▸ **What the task requires**
Look through the material below for "chart". Copy every line that contains it.

[BEGIN Source records]

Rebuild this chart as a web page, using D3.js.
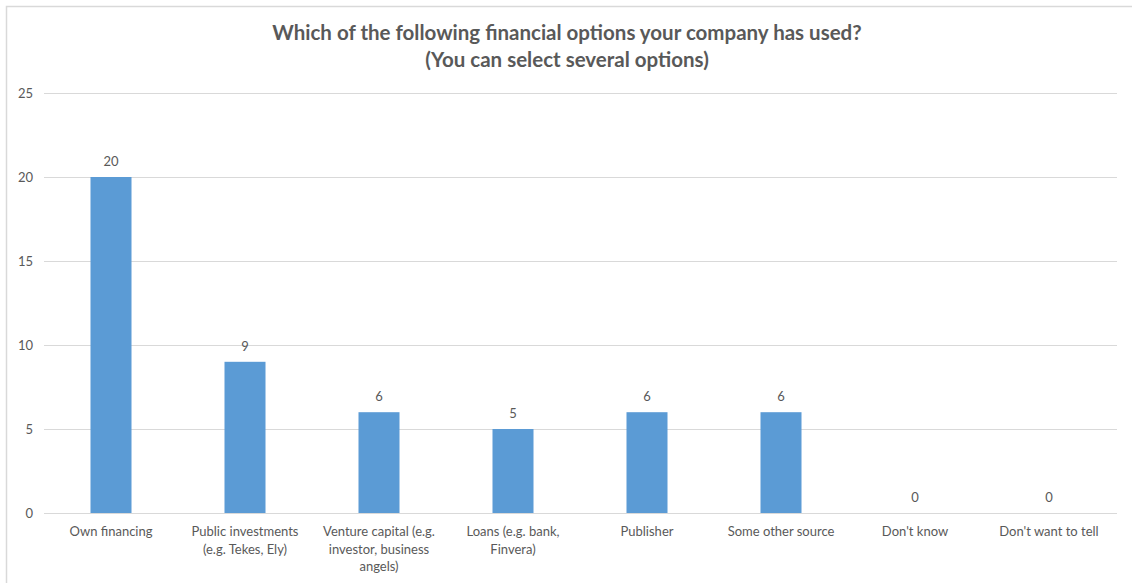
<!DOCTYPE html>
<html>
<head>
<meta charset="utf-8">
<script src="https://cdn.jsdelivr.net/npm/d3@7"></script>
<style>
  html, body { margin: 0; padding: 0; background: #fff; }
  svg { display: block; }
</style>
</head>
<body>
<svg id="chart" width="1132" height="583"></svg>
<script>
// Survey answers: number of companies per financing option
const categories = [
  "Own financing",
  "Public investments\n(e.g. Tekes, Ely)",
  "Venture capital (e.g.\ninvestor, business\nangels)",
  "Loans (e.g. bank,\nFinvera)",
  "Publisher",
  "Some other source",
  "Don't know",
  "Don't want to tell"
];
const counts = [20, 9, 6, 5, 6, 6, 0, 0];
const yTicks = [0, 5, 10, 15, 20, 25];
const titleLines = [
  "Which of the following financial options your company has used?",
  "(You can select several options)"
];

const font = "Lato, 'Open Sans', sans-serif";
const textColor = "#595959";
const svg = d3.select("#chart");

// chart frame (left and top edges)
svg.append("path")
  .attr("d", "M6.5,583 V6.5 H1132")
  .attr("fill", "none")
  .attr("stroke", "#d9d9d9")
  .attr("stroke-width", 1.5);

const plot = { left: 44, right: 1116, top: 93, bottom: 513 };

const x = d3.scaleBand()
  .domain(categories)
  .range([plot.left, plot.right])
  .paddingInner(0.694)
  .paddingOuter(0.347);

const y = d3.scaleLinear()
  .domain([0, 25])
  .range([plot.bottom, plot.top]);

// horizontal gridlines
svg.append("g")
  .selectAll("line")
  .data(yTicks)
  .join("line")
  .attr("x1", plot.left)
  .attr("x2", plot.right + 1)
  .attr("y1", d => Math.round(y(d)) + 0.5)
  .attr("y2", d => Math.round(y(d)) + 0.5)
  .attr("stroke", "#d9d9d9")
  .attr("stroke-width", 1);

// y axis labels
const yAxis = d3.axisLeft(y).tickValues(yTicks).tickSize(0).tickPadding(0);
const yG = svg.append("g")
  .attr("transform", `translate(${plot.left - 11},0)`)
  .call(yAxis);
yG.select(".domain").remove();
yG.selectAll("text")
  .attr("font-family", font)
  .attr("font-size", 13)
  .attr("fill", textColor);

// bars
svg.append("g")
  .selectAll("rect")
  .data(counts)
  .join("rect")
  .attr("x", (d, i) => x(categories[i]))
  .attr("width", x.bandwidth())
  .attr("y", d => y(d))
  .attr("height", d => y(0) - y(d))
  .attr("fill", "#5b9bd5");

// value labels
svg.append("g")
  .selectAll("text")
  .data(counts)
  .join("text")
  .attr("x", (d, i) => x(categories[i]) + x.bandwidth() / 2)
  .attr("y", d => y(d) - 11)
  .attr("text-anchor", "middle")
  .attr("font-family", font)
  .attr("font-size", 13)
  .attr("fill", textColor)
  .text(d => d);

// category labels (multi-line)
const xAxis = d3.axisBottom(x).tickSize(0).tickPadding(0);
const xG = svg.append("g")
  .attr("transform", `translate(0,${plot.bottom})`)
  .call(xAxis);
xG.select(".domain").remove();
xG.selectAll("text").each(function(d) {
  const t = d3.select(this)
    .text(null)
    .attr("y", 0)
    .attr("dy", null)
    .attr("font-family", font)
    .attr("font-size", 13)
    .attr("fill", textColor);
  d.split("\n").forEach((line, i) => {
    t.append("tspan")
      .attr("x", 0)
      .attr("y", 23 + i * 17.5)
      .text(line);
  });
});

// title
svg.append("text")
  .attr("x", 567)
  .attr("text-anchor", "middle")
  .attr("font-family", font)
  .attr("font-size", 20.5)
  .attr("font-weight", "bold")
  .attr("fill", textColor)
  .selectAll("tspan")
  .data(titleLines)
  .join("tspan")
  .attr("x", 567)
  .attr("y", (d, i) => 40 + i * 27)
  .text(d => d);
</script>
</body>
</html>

[END Source records]
[BEGIN Source records]

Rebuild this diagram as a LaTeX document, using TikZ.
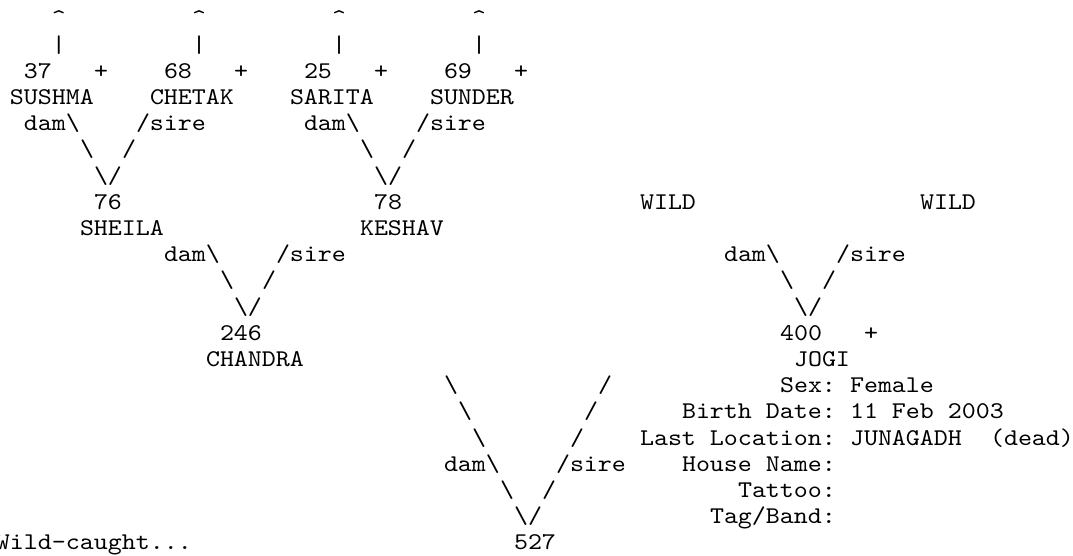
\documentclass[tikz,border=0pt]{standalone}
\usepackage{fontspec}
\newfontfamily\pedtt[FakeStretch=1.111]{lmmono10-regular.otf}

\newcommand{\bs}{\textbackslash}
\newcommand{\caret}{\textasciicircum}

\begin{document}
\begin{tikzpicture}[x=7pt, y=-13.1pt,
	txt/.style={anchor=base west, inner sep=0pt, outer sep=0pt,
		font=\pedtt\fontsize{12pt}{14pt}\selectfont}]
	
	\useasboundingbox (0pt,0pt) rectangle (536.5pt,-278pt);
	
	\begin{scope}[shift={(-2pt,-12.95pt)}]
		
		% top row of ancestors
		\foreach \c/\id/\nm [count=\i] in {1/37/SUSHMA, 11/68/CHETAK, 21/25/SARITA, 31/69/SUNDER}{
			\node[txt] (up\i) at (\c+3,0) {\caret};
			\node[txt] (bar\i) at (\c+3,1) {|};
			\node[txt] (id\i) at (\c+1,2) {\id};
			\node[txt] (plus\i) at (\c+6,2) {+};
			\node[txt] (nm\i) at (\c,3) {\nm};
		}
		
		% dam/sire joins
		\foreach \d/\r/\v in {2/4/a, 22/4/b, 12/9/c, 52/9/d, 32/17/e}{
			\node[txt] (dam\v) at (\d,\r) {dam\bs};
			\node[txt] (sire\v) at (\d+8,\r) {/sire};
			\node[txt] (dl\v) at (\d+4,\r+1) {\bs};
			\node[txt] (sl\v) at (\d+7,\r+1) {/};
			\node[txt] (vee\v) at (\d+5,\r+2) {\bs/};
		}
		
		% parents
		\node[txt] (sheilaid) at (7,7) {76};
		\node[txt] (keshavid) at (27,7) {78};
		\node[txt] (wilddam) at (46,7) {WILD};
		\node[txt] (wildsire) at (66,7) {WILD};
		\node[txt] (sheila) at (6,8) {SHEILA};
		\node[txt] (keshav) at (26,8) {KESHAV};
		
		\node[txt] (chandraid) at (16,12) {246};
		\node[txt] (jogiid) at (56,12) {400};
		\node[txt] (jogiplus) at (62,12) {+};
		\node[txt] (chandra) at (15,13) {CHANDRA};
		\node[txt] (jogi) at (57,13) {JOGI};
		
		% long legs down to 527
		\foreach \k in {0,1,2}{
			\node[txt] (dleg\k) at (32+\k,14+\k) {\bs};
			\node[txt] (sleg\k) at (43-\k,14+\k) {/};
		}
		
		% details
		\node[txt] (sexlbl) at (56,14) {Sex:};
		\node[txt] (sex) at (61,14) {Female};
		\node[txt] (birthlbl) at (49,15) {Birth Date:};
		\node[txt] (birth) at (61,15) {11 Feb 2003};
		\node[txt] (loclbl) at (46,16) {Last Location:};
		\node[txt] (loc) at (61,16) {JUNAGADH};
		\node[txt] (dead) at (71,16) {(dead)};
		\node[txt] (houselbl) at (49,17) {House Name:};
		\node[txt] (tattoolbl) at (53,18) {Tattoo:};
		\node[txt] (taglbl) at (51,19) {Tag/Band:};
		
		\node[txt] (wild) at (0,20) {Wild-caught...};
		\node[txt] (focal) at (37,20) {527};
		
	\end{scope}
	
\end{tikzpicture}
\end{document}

[END Source records]
[BEGIN Source records]

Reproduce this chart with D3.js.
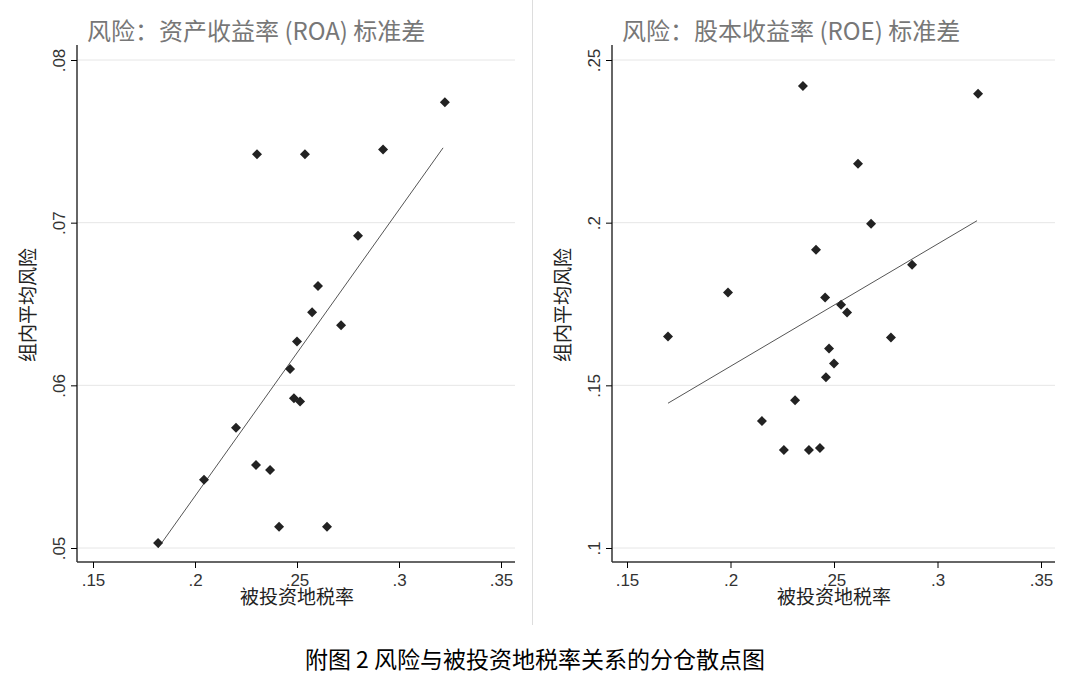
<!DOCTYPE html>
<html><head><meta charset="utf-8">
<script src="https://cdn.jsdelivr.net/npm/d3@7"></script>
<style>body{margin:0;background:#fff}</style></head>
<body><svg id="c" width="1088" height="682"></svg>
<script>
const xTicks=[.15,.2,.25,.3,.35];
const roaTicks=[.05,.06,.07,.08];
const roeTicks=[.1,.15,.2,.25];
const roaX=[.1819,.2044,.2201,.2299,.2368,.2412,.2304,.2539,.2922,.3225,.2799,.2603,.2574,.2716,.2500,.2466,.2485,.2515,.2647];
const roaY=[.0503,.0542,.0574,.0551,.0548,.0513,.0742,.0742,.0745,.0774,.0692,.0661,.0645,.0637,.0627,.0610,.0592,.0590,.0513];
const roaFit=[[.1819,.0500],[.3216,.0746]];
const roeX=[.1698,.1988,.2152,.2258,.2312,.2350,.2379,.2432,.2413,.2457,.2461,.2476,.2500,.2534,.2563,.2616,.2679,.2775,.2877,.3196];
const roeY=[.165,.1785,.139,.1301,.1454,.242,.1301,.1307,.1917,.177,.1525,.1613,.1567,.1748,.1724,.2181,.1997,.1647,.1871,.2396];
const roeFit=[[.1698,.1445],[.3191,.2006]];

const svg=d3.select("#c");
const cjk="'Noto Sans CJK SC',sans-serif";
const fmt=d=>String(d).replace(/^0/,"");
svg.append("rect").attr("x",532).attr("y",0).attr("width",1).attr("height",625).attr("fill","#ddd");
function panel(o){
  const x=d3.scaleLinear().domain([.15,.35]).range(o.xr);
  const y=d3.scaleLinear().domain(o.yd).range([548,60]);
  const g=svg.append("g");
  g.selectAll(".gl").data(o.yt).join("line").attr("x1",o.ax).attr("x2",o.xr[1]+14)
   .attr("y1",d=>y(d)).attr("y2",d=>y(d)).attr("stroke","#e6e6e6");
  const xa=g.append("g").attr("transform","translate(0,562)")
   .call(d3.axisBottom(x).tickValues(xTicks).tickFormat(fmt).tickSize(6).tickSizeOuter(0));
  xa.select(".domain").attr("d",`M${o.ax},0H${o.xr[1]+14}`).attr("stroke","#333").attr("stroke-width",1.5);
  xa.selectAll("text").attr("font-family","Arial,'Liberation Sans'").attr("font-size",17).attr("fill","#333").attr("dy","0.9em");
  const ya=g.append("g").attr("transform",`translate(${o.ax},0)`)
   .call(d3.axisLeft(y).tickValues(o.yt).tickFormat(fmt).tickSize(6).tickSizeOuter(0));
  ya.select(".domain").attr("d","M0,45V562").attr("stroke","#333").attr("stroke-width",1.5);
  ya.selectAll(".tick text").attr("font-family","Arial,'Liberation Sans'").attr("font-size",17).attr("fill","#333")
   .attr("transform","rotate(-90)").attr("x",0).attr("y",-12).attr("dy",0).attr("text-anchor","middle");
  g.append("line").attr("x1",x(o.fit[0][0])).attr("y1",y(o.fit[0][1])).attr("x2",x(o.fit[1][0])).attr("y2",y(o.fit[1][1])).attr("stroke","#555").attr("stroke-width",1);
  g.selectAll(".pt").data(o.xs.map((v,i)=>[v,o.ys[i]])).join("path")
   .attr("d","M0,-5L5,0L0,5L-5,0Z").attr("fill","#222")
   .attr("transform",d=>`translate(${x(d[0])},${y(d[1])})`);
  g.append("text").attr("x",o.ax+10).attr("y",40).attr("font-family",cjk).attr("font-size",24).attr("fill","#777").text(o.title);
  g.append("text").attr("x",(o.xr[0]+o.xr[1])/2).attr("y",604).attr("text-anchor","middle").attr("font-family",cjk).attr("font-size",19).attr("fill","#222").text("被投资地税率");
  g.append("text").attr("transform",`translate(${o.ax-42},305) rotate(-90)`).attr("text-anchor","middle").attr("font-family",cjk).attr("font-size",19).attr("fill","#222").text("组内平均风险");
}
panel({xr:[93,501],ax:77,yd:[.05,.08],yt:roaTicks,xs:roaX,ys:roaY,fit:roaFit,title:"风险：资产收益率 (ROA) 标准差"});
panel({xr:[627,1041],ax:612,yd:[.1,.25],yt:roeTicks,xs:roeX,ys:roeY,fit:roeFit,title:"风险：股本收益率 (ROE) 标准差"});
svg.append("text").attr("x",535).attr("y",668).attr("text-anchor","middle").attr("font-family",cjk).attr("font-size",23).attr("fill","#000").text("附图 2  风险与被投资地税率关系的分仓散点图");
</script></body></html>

[END Source records]

▸ **Problem solution**
Rebuild this chart as a web page, using D3.js.
<svg id="chart" width="1132" height="583"></svg>
const svg = d3.select("#chart");
// chart frame (left and top edges)
Reproduce this chart with D3.js.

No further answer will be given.